**What is asked:** Output exactly the lines from the first line of the records below through the line containing "4, shadowOffsetY: 2", both included, leaving out any pictures.

··· Raw records ···

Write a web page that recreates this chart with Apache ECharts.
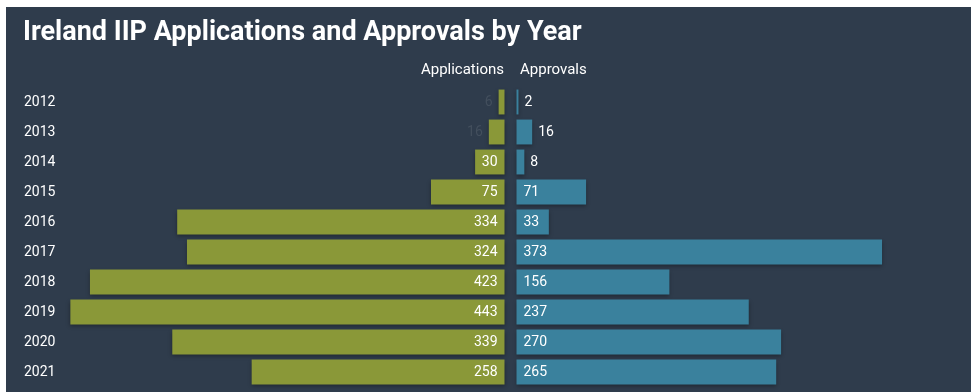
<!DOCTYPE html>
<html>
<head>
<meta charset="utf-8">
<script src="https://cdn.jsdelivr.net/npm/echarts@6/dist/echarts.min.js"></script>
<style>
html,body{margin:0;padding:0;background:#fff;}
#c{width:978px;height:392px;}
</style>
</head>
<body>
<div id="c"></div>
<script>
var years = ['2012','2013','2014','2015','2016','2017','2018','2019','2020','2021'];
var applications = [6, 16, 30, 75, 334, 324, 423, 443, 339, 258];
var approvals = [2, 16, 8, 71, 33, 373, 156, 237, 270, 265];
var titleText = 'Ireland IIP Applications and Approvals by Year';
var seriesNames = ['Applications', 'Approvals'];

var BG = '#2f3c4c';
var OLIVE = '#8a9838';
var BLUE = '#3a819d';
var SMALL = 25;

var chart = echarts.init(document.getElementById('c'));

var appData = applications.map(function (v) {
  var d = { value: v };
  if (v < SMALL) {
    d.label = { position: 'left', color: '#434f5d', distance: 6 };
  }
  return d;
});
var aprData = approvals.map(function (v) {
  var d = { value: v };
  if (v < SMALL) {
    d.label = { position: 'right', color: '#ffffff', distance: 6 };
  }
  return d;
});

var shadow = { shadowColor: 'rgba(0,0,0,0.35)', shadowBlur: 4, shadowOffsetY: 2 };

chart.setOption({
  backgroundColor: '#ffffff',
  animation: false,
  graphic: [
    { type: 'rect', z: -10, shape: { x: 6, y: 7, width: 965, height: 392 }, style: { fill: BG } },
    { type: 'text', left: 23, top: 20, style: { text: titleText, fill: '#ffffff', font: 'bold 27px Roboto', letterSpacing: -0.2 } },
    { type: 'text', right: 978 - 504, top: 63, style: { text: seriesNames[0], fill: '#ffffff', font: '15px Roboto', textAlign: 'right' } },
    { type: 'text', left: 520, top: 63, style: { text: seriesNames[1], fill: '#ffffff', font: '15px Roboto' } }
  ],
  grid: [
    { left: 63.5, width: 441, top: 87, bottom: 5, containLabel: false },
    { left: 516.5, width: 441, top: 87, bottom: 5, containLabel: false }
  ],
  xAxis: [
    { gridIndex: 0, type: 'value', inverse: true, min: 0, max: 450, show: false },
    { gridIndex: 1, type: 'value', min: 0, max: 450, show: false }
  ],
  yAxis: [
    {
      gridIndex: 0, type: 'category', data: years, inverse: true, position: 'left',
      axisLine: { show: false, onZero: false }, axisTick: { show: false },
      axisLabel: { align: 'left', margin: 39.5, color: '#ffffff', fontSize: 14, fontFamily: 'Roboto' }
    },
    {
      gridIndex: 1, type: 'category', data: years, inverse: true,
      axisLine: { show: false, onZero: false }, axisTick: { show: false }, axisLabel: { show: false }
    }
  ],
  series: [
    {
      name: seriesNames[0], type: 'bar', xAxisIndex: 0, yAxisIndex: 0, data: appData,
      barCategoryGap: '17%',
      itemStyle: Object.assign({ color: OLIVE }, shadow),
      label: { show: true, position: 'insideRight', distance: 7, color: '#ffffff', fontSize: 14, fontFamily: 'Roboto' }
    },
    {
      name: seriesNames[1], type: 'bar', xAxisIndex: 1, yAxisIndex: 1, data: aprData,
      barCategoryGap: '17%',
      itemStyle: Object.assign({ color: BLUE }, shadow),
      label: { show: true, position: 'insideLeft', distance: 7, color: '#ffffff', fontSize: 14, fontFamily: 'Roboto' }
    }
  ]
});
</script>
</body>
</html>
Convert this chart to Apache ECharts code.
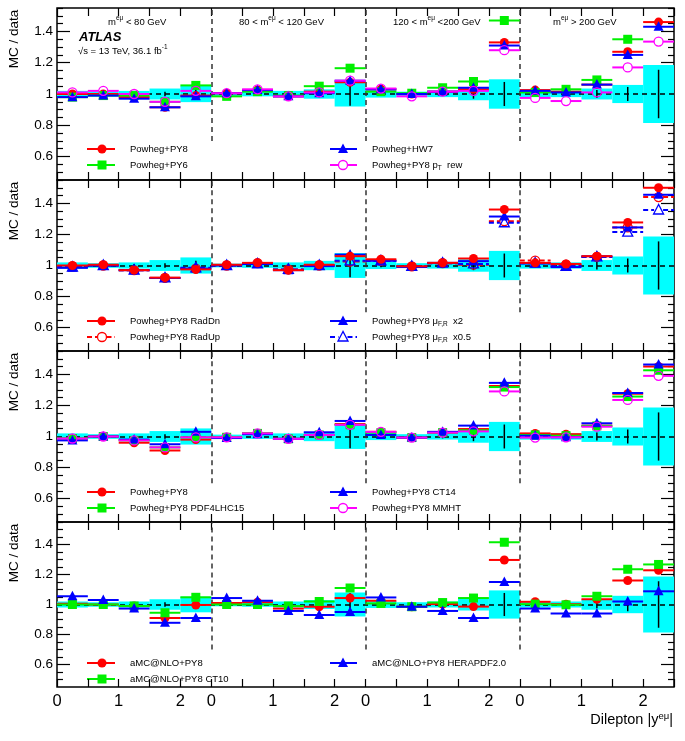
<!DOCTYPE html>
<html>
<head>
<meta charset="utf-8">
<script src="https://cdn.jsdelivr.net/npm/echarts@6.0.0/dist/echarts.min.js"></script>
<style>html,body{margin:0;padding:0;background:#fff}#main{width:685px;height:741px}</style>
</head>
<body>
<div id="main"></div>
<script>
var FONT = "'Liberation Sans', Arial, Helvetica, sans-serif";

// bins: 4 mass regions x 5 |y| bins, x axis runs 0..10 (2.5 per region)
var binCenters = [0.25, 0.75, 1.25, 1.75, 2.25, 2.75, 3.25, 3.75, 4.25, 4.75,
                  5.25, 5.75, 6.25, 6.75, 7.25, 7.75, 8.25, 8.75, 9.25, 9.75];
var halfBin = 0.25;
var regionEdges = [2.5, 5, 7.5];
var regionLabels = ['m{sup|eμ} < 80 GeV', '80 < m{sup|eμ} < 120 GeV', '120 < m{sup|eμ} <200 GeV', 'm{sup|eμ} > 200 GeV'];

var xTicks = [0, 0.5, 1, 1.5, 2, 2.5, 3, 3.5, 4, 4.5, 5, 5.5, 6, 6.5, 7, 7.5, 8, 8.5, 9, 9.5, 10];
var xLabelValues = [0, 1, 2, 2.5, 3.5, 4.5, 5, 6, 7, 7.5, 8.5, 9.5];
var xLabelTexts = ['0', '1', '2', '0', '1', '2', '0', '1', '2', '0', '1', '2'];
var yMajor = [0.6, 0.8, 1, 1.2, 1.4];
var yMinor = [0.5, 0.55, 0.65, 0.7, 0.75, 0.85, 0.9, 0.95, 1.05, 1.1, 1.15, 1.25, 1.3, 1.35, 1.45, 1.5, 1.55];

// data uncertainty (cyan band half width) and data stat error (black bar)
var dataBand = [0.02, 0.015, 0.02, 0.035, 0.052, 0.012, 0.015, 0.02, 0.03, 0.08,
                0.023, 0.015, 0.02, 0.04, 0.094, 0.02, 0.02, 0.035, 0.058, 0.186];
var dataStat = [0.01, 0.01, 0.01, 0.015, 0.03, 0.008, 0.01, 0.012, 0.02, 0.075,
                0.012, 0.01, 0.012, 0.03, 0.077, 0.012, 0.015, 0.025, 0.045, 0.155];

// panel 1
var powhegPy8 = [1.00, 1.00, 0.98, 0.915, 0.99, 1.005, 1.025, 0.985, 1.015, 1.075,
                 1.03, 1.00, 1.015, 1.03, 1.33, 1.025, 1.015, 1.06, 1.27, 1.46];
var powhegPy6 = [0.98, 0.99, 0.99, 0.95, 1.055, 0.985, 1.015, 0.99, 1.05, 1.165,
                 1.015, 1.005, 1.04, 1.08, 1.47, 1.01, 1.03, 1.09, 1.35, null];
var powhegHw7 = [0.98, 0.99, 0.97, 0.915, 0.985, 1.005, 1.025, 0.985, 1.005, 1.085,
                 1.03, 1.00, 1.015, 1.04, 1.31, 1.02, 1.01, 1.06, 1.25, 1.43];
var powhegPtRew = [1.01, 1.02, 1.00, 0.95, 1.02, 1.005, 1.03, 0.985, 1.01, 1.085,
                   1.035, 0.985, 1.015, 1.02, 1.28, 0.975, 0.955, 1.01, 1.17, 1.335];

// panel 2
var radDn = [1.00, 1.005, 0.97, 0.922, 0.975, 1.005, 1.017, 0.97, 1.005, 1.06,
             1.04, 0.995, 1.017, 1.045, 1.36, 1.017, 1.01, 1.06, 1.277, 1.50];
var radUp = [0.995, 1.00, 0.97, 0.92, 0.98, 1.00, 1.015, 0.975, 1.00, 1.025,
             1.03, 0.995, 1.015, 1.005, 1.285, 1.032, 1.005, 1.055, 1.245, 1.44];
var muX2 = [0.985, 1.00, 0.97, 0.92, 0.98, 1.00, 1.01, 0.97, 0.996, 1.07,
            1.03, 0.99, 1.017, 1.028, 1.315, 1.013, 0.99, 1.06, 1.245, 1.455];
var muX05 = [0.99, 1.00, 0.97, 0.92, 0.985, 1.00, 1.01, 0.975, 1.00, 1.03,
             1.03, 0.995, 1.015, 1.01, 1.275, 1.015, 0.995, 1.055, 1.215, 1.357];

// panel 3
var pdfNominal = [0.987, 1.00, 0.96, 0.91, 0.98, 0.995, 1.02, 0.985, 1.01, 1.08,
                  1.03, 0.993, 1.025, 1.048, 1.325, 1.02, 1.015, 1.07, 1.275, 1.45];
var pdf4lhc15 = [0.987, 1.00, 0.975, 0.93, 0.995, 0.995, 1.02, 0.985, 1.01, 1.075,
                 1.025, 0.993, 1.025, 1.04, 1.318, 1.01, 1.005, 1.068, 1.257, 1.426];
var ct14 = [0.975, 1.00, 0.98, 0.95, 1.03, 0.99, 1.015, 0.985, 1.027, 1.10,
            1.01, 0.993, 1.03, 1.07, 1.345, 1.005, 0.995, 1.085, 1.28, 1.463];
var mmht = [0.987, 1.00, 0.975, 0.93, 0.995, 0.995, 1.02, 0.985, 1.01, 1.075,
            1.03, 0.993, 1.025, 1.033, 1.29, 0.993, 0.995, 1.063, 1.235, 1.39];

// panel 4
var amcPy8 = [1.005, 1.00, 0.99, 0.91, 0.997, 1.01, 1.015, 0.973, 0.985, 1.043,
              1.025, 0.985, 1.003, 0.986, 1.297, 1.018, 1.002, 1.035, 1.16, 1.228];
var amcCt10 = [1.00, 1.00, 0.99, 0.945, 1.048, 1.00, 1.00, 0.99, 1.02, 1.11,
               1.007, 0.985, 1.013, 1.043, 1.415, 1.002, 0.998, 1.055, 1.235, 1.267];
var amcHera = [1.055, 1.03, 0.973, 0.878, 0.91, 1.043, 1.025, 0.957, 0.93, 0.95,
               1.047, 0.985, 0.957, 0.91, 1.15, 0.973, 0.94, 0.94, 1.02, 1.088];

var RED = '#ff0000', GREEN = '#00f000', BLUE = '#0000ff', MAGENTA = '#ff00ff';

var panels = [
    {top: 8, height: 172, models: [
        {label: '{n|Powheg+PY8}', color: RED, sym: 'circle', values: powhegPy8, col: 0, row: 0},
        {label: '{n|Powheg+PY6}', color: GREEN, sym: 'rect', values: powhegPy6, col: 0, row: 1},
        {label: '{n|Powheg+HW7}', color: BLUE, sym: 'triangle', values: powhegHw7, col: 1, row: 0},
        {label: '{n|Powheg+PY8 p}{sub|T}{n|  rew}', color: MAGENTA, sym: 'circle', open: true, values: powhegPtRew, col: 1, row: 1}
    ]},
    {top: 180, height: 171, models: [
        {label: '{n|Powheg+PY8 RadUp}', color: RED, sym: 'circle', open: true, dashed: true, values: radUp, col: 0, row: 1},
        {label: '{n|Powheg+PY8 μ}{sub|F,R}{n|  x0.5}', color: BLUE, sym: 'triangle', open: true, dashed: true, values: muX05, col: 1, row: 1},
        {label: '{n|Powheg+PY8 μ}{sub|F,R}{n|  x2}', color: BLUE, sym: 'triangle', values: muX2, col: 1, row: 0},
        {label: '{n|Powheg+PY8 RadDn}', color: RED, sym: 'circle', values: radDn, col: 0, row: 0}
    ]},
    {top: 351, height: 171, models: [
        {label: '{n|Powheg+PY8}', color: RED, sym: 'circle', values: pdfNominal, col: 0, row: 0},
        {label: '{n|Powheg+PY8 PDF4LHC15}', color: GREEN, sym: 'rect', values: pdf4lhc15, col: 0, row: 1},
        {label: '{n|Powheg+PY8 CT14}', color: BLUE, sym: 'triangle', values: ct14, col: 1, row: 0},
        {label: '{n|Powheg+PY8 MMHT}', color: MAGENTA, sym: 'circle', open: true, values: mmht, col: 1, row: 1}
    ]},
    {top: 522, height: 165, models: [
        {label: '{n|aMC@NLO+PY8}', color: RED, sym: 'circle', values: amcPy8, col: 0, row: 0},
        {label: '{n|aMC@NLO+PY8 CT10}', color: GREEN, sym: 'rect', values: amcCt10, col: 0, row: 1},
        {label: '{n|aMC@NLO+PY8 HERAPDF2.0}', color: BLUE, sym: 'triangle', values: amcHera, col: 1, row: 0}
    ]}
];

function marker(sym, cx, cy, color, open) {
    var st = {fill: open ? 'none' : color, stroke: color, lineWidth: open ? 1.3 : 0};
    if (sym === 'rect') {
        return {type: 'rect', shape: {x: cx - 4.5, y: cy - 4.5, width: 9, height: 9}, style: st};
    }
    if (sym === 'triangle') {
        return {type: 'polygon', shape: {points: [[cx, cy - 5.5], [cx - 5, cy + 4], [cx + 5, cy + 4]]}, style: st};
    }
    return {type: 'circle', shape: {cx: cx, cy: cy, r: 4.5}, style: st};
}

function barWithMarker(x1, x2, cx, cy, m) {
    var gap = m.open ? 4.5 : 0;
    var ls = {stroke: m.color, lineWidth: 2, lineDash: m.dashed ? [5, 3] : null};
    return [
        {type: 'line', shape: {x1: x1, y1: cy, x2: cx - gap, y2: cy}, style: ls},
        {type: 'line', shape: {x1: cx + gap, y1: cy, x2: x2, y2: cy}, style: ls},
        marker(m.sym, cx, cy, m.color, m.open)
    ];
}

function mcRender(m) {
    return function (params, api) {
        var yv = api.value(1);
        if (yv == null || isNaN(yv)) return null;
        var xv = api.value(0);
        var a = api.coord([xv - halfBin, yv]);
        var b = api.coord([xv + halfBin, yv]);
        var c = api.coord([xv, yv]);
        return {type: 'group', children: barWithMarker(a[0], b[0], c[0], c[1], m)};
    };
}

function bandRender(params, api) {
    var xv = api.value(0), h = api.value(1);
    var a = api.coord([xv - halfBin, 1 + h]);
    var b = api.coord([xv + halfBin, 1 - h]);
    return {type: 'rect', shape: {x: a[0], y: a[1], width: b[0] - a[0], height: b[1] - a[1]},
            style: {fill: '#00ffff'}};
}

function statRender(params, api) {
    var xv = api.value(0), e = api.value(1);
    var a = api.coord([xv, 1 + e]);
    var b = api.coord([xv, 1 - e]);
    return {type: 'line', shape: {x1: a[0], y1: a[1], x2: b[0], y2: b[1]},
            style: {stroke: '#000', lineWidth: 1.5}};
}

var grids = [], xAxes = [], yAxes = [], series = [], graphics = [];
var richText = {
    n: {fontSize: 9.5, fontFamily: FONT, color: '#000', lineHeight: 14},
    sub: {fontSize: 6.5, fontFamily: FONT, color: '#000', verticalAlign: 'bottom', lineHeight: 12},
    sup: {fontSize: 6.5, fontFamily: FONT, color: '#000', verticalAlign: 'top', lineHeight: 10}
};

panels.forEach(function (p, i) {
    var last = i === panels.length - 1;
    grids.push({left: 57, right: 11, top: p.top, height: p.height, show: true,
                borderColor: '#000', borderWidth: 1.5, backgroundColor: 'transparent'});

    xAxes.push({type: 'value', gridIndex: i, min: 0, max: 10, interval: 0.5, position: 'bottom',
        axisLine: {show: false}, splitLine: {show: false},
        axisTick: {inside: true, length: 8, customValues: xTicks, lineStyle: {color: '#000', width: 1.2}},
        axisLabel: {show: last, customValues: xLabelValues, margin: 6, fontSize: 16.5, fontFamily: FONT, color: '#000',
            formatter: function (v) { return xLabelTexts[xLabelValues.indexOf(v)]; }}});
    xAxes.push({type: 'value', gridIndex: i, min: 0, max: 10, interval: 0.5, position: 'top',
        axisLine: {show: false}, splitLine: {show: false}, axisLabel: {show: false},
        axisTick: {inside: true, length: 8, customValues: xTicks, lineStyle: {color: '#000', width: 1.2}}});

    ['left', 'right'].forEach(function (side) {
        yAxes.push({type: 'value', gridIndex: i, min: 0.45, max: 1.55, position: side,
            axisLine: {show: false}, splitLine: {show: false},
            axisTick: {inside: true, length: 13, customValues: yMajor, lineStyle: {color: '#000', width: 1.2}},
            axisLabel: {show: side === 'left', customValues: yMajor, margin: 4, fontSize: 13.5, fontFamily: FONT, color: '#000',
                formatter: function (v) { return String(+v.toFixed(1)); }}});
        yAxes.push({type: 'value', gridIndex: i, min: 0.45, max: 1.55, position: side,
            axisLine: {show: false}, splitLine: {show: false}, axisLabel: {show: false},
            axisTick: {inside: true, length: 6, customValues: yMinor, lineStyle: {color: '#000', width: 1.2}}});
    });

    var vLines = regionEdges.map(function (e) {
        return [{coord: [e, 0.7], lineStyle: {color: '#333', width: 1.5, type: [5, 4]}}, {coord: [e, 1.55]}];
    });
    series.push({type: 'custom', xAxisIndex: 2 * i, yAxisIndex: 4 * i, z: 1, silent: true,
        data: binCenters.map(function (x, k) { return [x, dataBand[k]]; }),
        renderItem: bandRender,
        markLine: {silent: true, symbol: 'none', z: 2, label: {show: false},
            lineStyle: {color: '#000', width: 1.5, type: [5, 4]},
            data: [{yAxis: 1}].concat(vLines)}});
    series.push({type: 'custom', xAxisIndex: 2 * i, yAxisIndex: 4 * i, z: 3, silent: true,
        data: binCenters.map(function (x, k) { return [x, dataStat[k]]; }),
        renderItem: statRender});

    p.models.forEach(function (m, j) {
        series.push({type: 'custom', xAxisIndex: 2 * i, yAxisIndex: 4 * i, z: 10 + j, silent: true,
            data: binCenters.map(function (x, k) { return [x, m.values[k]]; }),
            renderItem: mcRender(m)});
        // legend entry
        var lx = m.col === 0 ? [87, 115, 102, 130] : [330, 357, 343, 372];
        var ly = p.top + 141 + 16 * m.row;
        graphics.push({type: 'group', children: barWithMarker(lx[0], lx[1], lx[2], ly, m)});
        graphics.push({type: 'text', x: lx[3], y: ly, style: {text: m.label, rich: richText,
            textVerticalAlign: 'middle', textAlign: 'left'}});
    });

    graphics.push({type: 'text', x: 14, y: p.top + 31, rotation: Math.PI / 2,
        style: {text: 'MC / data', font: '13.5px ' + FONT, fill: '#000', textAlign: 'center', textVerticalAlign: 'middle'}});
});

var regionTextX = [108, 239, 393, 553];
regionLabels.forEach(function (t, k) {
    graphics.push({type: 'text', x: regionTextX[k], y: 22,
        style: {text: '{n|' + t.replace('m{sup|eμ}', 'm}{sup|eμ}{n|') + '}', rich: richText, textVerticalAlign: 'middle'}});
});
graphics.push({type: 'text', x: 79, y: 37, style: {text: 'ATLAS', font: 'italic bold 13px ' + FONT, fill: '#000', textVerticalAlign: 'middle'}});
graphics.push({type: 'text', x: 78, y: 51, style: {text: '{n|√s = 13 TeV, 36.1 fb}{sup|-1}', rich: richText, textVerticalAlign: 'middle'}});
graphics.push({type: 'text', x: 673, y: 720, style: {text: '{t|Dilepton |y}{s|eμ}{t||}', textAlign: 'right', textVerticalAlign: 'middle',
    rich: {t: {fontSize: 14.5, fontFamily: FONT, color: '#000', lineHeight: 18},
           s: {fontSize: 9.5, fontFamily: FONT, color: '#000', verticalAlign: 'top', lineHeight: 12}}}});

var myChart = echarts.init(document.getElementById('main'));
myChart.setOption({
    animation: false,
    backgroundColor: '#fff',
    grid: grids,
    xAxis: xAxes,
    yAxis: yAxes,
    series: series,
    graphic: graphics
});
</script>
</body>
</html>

···

**Solution to the problem:**
Write a web page that recreates this chart with Apache ECharts.
<!DOCTYPE html>
<html>
<head>
<meta charset="utf-8">
<script src="https://cdn.jsdelivr.net/npm/echarts@6/dist/echarts.min.js"></script>
<style>
html,body{margin:0;padding:0;background:#fff;}
#c{width:978px;height:392px;}
</style>
</head>
<body>
<div id="c"></div>
<script>
var years = ['2012','2013','2014','2015','2016','2017','2018','2019','2020','2021'];
var applications = [6, 16, 30, 75, 334, 324, 423, 443, 339, 258];
var approvals = [2, 16, 8, 71, 33, 373, 156, 237, 270, 265];
var titleText = 'Ireland IIP Applications and Approvals by Year';
var seriesNames = ['Applications', 'Approvals'];

var BG = '#2f3c4c';
var OLIVE = '#8a9838';
var BLUE = '#3a819d';
var SMALL = 25;

var chart = echarts.init(document.getElementById('c'));

var appData = applications.map(function (v) {
  var d = { value: v };
  if (v < SMALL) {
    d.label = { position: 'left', color: '#434f5d', distance: 6 };
  }
  return d;
});
var aprData = approvals.map(function (v) {
  var d = { value: v };
  if (v < SMALL) {
    d.label = { position: 'right', color: '#ffffff', distance: 6 };
  }
  return d;
});

var shadow = { shadowColor: 'rgba(0,0,0,0.35)', shadowBlur: 4, shadowOffsetY: 2 };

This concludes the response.